Rekha Jain, who witnessed the Great Bengal Famine and the immense human suffering that resulted from it, would stand at the gate of the Prithviraj Kapoor Auditorium after the plays and appeal to people to donate whatever they could for the relief of the Bengal famine victims.

===Personal life and death===
Rekha and her husband Nemi Chandra Jain have four children, one of whom, Kirti Jain, is a noted theatre artist. Her son, Sanjay Jain is a Senior Professor at Department of Physics and Astrophysics, University of Delhi. The other two children are Urmi Bhushan Gupta and Rashmi Vajpayee. She died in April 2010 at the age of eighty-five.

==Career==
From 1944 to 1947, she was the principal dancer in the dance troupe of the Jan Natya Sangha. Later, she became involved with children's theatre and started providing theatre training to children at the Delhi Children's Theatre Institute from 1956.

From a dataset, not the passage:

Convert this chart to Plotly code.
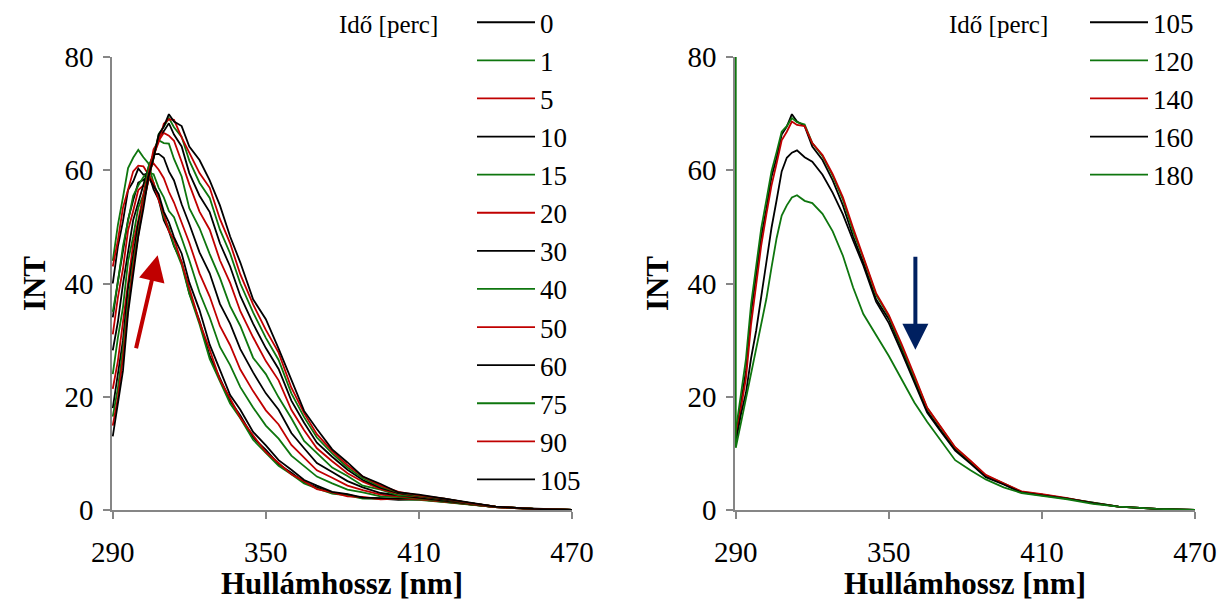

She was very active in the children's theatre scene in Delhi from 1956 until her death in 2010. She conducted several theatre workshops for children and wrote, directed and produced plays for them. Camps were held in Lucknow, Agra, Bhilai, Gorakhpur, Ujjain, Bhopal, Imphal, and Bangalore. She has also directed several television plays for children. As a children's theater expert, she has traveled to countries such as Yugoslavia, Bulgaria, the Soviet Union, East Germany, England, USA, and France. Rekha Jain has developed a distinctive style of theatre that uses music, dance, and poetry, and also aims to promote the cognitive development of children.

In 1979, she founded Umang, a children's theatre organization in Delhi. She was also the founder-secretary of the women's organization 'Kalyani'.

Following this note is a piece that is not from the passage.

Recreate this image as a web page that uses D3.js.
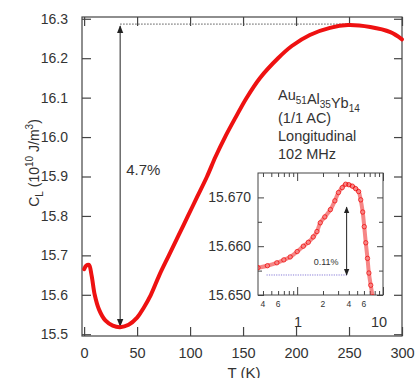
<!DOCTYPE html>
<html>
<head>
<meta charset="utf-8">
<script src="https://cdn.jsdelivr.net/npm/d3@7"></script>
<style>
  body { margin: 0; background: #fff; }
  text { font-family: "Liberation Sans", Arial, sans-serif; fill: #333; }
</style>
</head>
<body>
<div id="svgdiv"></div>
<script>
// main curve: T (K), C_L (10^10 J/m^3)
var mainT = [0, 2, 4.5, 7, 10, 14, 20, 27, 34, 42, 50, 56, 63, 71, 80, 89, 98, 107, 116, 124,
             133, 143, 153, 166, 183, 196, 213, 232, 249, 270, 289, 300];
var mainC = [15.665, 15.674, 15.676, 15.650, 15.600, 15.563, 15.535, 15.522, 15.518, 15.524,
             15.542, 15.566, 15.600, 15.650, 15.700, 15.750, 15.800, 15.850, 15.900, 15.950,
             16.000, 16.050, 16.098, 16.150, 16.200, 16.231, 16.259, 16.277, 16.284, 16.279,
             16.266, 16.248];

// inset, low temperature (log T)
var insetT = [0.35, 0.45, 0.58, 0.7, 0.83, 1.0, 1.18, 1.35, 1.54, 1.7, 1.86, 2.1, 2.44, 2.75,
              3.03, 3.35, 3.67, 4.0, 4.4, 4.8, 5.2, 5.5, 5.8, 6.05, 6.3, 6.6, 6.85, 7.2, 7.6];
var insetC = [15.6556, 15.6560, 15.6566, 15.6572, 15.6578, 15.6589, 15.6600, 15.6608, 15.6619,
              15.6630, 15.6648, 15.6660, 15.6675, 15.6693, 15.6710, 15.6720, 15.6727, 15.6726,
              15.6723, 15.6718, 15.6712, 15.6695, 15.6670, 15.6640, 15.6607, 15.6575, 15.6545,
              15.6520, 15.6496];

var xTicks = [0, 50, 100, 150, 200, 250, 300];
var yTicks = [15.5, 15.6, 15.7, 15.8, 15.9, 16.0, 16.1, 16.2, 16.3];
var insetYTicks = [15.650, 15.660, 15.670];
var insetYMinor = [15.655, 15.665];
var insetXSmall = [0.4, 0.6, 2, 4, 6];
var insetXMajor = [1, 10];
var insetXMinor = [0.4, 0.5, 0.6, 0.7, 0.8, 0.9, 2, 3, 4, 5, 6, 7, 8, 9];

var labelLines = ["(1/1 AC)", "Longitudinal", "102 MHz"];

var width = 416, height = 378;
var axisColor = "#444";

var svg = d3.select("#svgdiv").append("svg")
    .attr("width", width)
    .attr("height", height);

var defs = svg.append("defs");
function arrowMarker(id, size) {
    defs.append("marker")
        .attr("id", id)
        .attr("viewBox", "0 0 10 10")
        .attr("refX", 9).attr("refY", 5)
        .attr("markerWidth", size).attr("markerHeight", size)
        .attr("markerUnits", "userSpaceOnUse")
        .attr("orient", "auto-start-reverse")
        .append("path")
        .attr("d", "M0,1 L10,5 L0,9 Z")
        .attr("fill", "#222");
}
arrowMarker("arr", 8);
arrowMarker("arrSmall", 7);

// ---- main panel ----
var mLeft = 82, mRight = 402, mTop = 17, mBottom = 336;
var x = d3.scaleLinear().domain([-2, 300]).range([mLeft, mRight]);
var y = d3.scaleLinear().domain([15.4955, 16.3045]).range([mBottom, mTop]);

svg.append("rect")
    .attr("x", mLeft).attr("y", mTop)
    .attr("width", mRight - mLeft).attr("height", mBottom - mTop)
    .attr("fill", "none").attr("stroke", axisColor).attr("stroke-width", 1.2);

// inward ticks on all four sides
svg.append("g").attr("transform", "translate(0," + mBottom + ")")
    .call(d3.axisBottom(x).tickValues(xTicks).tickSizeInner(-9).tickSizeOuter(0).tickPadding(12))
    .call(function(g) {
        g.select(".domain").remove();
        g.selectAll("line").attr("stroke", axisColor).attr("stroke-width", 1.2);
        g.selectAll("text").attr("font-size", "14.5px").attr("fill", "#333")
            .attr("font-family", "Liberation Sans, Arial, sans-serif");
    });
svg.append("g").attr("transform", "translate(0," + mTop + ")")
    .call(d3.axisTop(x).tickValues(xTicks).tickSizeInner(-9).tickSizeOuter(0).tickFormat(""))
    .call(function(g) {
        g.select(".domain").remove();
        g.selectAll("line").attr("stroke", axisColor).attr("stroke-width", 1.2);
    });
svg.append("g").attr("transform", "translate(" + mLeft + ",0)")
    .call(d3.axisLeft(y).tickValues(yTicks).tickFormat(d3.format(".1f"))
        .tickSizeInner(-9).tickSizeOuter(0).tickPadding(14))
    .call(function(g) {
        g.select(".domain").remove();
        g.selectAll("line").attr("stroke", axisColor).attr("stroke-width", 1.2);
        g.selectAll("text").attr("font-size", "14px").attr("fill", "#333")
            .attr("font-family", "Liberation Sans, Arial, sans-serif");
    });
svg.append("g").attr("transform", "translate(" + mRight + ",0)")
    .call(d3.axisRight(y).tickValues(yTicks).tickFormat("").tickSizeInner(-8).tickSizeOuter(0))
    .call(function(g) {
        g.select(".domain").remove();
        g.selectAll("line").attr("stroke", axisColor).attr("stroke-width", 1.2);
    });

// axis titles
svg.append("text")
    .attr("x", (mLeft + mRight) / 2 + 2).attr("y", 378)
    .attr("text-anchor", "middle").attr("font-size", "15px")
    .text("T (K)");

var yTitle = svg.append("text")
    .attr("transform", "translate(39,163) rotate(-90)")
    .attr("text-anchor", "middle").attr("font-size", "14px");
yTitle.append("tspan").text("C");
yTitle.append("tspan").attr("font-size", "10px").attr("dy", 4).text("L");
yTitle.append("tspan").attr("dy", -4).text(" (10");
yTitle.append("tspan").attr("font-size", "10px").attr("dy", -6).text("10");
yTitle.append("tspan").attr("dy", 6).text(" J/m");
yTitle.append("tspan").attr("font-size", "10px").attr("dy", -6).text("3");
yTitle.append("tspan").attr("dy", 6).text(")");

// 4.7% arrow and dotted reference line
var tMin = mainT[d3.minIndex(mainC)];
var tMax = mainT[d3.maxIndex(mainC)];
var cMin = d3.min(mainC), cMax = d3.max(mainC);

svg.append("line")
    .attr("x1", x(tMin)).attr("x2", x(tMax))
    .attr("y1", y(cMax) - 1).attr("y2", y(cMax) - 1)
    .attr("stroke", "#555").attr("stroke-width", 1).attr("stroke-dasharray", "1.5,1.5");
svg.append("line")
    .attr("x1", x(tMin)).attr("x2", x(tMin))
    .attr("y1", y(cMax) + 1).attr("y2", y(cMin) - 1)
    .attr("stroke", "#222").attr("stroke-width", 1)
    .attr("marker-start", "url(#arr)").attr("marker-end", "url(#arr)");
svg.append("text")
    .attr("x", x(tMin) + 6).attr("y", 175)
    .attr("font-size", "15px")
    .text("4.7%");

var mainLine = d3.line()
    .x(function(d, i) { return x(mainT[i]); })
    .y(function(d) { return y(d); })
    .curve(d3.curveCatmullRom);

svg.append("path")
    .datum(mainC)
    .attr("d", mainLine)
    .attr("fill", "none")
    .attr("stroke", "#ee1111")
    .attr("stroke-width", 4)
    .attr("stroke-linecap", "round");

// sample label
var lab = svg.append("g").attr("transform", "translate(278,0)");
var formula = lab.append("text").attr("y", 100).attr("font-size", "14.5px");
[["Au", "51"], ["Al", "35"], ["Yb", "14"]].forEach(function(p) {
    formula.append("tspan").attr("dy", 0).text(p[0]);
    formula.append("tspan").attr("font-size", "10px").attr("dy", 4).text(p[1]);
    formula.append("tspan").attr("dy", -4).text("");
});
labelLines.forEach(function(s, i) {
    lab.append("text").attr("y", 123 + i * 18).attr("font-size", "14.5px").text(s);
});

// ---- inset ----
var iLeft = 258, iRight = 383, iTop = 173, iBottom = 295;
var ix = d3.scaleLog().domain([0.35, 10]).range([iLeft, iRight]);
var iy = d3.scaleLinear().domain([15.650, 15.675]).range([iBottom, iTop]);

svg.append("rect")
    .attr("x", iLeft).attr("y", iTop)
    .attr("width", iRight - iLeft).attr("height", iBottom - iTop)
    .attr("fill", "#fff").attr("stroke", axisColor).attr("stroke-width", 1);

function styleTicks(g) {
    g.select(".domain").remove();
    g.selectAll("line").attr("stroke", axisColor).attr("stroke-width", 1);
}

// x ticks, bottom and top
[[iBottom, d3.axisBottom], [iTop, d3.axisTop]].forEach(function(s) {
    svg.append("g").attr("transform", "translate(0," + s[0] + ")")
        .call(s[1](ix).tickValues(insetXMinor).tickSizeInner(-4).tickSizeOuter(0).tickFormat(""))
        .call(styleTicks);
    svg.append("g").attr("transform", "translate(0," + s[0] + ")")
        .call(s[1](ix).tickValues(insetXMajor).tickSizeInner(-8).tickSizeOuter(0).tickFormat(""))
        .call(styleTicks);
});
svg.append("g").selectAll("text")
    .data(insetXSmall).join("text")
    .attr("x", function(d) { return ix(d); })
    .attr("y", iBottom + 12)
    .attr("text-anchor", "middle").attr("font-size", "8.5px")
    .text(function(d) { return d < 1 ? Math.round(d * 10) : d; });
svg.append("g").selectAll("text")
    .data(insetXMajor).join("text")
    .attr("x", function(d) { return ix(d) - (d == 10 ? 4 : -1); })
    .attr("y", iBottom + 32)
    .attr("text-anchor", "middle").attr("font-size", "14.5px")
    .text(function(d) { return d; });

// y ticks, left and right
svg.append("g").attr("transform", "translate(" + iLeft + ",0)")
    .call(d3.axisLeft(iy).tickValues(insetYTicks).tickFormat(d3.format(".3f"))
        .tickSizeInner(-6).tickSizeOuter(0).tickPadding(7))
    .call(styleTicks)
    .call(function(g) {
        g.selectAll("text").attr("font-size", "14px").attr("fill", "#333")
            .attr("font-family", "Liberation Sans, Arial, sans-serif");
    });
svg.append("g").attr("transform", "translate(" + iLeft + ",0)")
    .call(d3.axisLeft(iy).tickValues(insetYMinor).tickFormat("").tickSizeInner(-4).tickSizeOuter(0))
    .call(styleTicks);
svg.append("g").attr("transform", "translate(" + iRight + ",0)")
    .call(d3.axisRight(iy).tickValues(insetYTicks).tickFormat("").tickSizeInner(-6).tickSizeOuter(0))
    .call(styleTicks);
svg.append("g").attr("transform", "translate(" + iRight + ",0)")
    .call(d3.axisRight(iy).tickValues(insetYMinor).tickFormat("").tickSizeInner(-4).tickSizeOuter(0))
    .call(styleTicks);

svg.append("clipPath").attr("id", "iclip")
    .append("rect")
    .attr("x", iLeft).attr("y", iTop)
    .attr("width", iRight - iLeft).attr("height", iBottom - iTop);

var insetG = svg.append("g").attr("clip-path", "url(#iclip)");

var insetLine = d3.line()
    .x(function(d, i) { return ix(insetT[i]); })
    .y(function(d) { return iy(d); })
    .curve(d3.curveCatmullRom);

insetG.append("path")
    .datum(insetC)
    .attr("d", insetLine)
    .attr("fill", "none")
    .attr("stroke", "#ee2222")
    .attr("stroke-opacity", 0.55)
    .attr("stroke-width", 4);

insetG.selectAll("circle")
    .data(insetC).join("circle")
    .attr("cx", function(d, i) { return ix(insetT[i]); })
    .attr("cy", function(d) { return iy(d); })
    .attr("r", 2.2)
    .attr("fill", "none")
    .attr("stroke", "#e00")
    .attr("stroke-opacity", 0.7)
    .attr("stroke-width", 1);

// 0.11% arrow
var aT = 3.77, aLow = 15.6541, aHigh = 15.6680;
svg.append("line")
    .attr("x1", ix(0.44)).attr("x2", ix(aT))
    .attr("y1", iy(aLow)).attr("y2", iy(aLow))
    .attr("stroke", "#6a5acd").attr("stroke-width", 0.8).attr("stroke-dasharray", "1.2,1.2");
svg.append("line")
    .attr("x1", ix(aT)).attr("x2", ix(aT))
    .attr("y1", iy(aLow)).attr("y2", iy(aHigh))
    .attr("stroke", "#222").attr("stroke-width", 1)
    .attr("marker-start", "url(#arrSmall)").attr("marker-end", "url(#arrSmall)");
svg.append("text")
    .attr("x", ix(aT) - 8).attr("y", 265)
    .attr("text-anchor", "end").attr("font-size", "9px")
    .text("0.11%");
</script>
</body>
</html>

Surya Prakashan Mandir, Bikaner, has released the memoirs of the Rekha Jain titled Yad Ghar (House of Memories) and 31 children's plays she wrote and directed titled Bachon Ki Duniya (Children's World) as a two-volume set. The introduction to their memoirs, written by their four children, states that the original memoirs were over 1,500 pages long. They were initially edited by Ramkumar Krishak and reduced to a thousand pages, but were still considered too long, so they were further reduced with the help of Piyush Daya and the final version was prepared.

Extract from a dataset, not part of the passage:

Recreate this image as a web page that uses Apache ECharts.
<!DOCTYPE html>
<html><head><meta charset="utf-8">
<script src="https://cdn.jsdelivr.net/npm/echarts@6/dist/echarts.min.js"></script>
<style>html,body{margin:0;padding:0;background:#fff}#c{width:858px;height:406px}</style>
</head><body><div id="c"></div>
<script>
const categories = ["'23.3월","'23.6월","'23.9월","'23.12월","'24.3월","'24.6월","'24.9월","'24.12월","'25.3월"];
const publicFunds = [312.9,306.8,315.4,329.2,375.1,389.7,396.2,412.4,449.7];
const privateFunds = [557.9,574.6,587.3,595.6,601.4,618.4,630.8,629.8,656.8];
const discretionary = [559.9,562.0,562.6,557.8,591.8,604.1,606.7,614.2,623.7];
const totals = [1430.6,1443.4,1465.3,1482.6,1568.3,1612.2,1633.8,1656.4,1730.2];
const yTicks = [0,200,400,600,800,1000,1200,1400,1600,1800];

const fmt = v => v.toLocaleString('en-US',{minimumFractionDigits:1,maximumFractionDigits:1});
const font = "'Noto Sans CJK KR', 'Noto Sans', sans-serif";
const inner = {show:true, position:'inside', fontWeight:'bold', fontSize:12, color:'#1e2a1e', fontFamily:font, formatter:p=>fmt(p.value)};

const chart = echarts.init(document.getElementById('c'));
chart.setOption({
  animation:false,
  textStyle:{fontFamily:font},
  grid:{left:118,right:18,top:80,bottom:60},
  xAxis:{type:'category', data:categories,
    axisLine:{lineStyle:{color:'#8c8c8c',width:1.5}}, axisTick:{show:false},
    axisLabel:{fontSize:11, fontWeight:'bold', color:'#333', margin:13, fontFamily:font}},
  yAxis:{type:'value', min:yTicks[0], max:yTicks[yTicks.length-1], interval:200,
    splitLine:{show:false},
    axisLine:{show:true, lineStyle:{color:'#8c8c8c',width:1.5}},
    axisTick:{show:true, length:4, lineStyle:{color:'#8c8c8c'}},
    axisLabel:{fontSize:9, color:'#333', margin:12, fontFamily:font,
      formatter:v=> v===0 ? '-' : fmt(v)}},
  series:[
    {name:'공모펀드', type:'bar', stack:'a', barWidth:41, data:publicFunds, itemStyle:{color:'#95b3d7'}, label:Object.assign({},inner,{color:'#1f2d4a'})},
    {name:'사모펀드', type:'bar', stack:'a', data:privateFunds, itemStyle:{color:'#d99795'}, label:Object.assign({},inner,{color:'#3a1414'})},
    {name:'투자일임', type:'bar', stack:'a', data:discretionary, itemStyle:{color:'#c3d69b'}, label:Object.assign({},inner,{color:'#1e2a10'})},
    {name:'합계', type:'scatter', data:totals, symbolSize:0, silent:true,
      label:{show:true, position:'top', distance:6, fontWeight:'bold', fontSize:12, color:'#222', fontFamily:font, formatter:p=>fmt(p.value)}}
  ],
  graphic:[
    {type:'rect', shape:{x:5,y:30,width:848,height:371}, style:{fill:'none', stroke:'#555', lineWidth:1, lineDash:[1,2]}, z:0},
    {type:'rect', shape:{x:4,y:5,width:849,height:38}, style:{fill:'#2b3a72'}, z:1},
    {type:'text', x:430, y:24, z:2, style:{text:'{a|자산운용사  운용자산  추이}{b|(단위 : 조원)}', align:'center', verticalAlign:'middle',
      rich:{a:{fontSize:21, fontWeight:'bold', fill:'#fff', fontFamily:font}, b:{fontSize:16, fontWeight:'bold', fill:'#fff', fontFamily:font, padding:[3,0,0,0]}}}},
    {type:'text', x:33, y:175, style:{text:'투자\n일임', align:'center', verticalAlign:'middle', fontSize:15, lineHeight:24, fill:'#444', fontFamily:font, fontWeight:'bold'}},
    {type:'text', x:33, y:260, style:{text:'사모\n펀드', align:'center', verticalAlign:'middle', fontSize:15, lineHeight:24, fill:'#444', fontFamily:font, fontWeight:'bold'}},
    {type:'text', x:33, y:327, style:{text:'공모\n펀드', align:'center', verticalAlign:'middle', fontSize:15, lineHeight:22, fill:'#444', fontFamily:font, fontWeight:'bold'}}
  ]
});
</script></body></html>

In 2009, Umang, started awarding Bal Rang Samman (later Rekha Jain Bal Rang Samman), an annual award for excellence in the field of children's theatre.

She was also a reviewer of gramophone records in the 'Dharmayuga' from 1965 to 67 and wrote articles in various newspapers and magazines on folk songs, music and dance. She has also worked as a presenter of many folk songs, music and metaphors on All India Radio and Doordarshan.

==Works==
Rekha Jain wrote the children' play Kaun Bada Kaun Chota in 1989 and it was first staged in 1990. Malyang Ki Koochi (later revised and renamed as Anokhi Koochi) written and directed by her in 1999, is based on a Chinese folktale. Sa Re Ga Ma Tak Dhina, Dhin, which she wrote, is a play that talks about the role of music in the development of children.

==Awards and honors==
In 2024, the Raza Foundation organized 'Balrang Drishya' as a centenary tribute to the life and work of Rekha Jain, a pioneer in children's theatre in India. She has also received awards from the Hindi Academy, Sahitya Kala Parishad, Uttar Pradesh Sangeet Natak Akademi, Delhi Natya Sangham, Delhi Rotary Club, Sahityakar Samman, Delhi Hindi Academy etc. In 2006, the Sangeet Natak Akademi honoured her with the Sangeet Natak Akademi Award for overall contributions for her contributions to drama.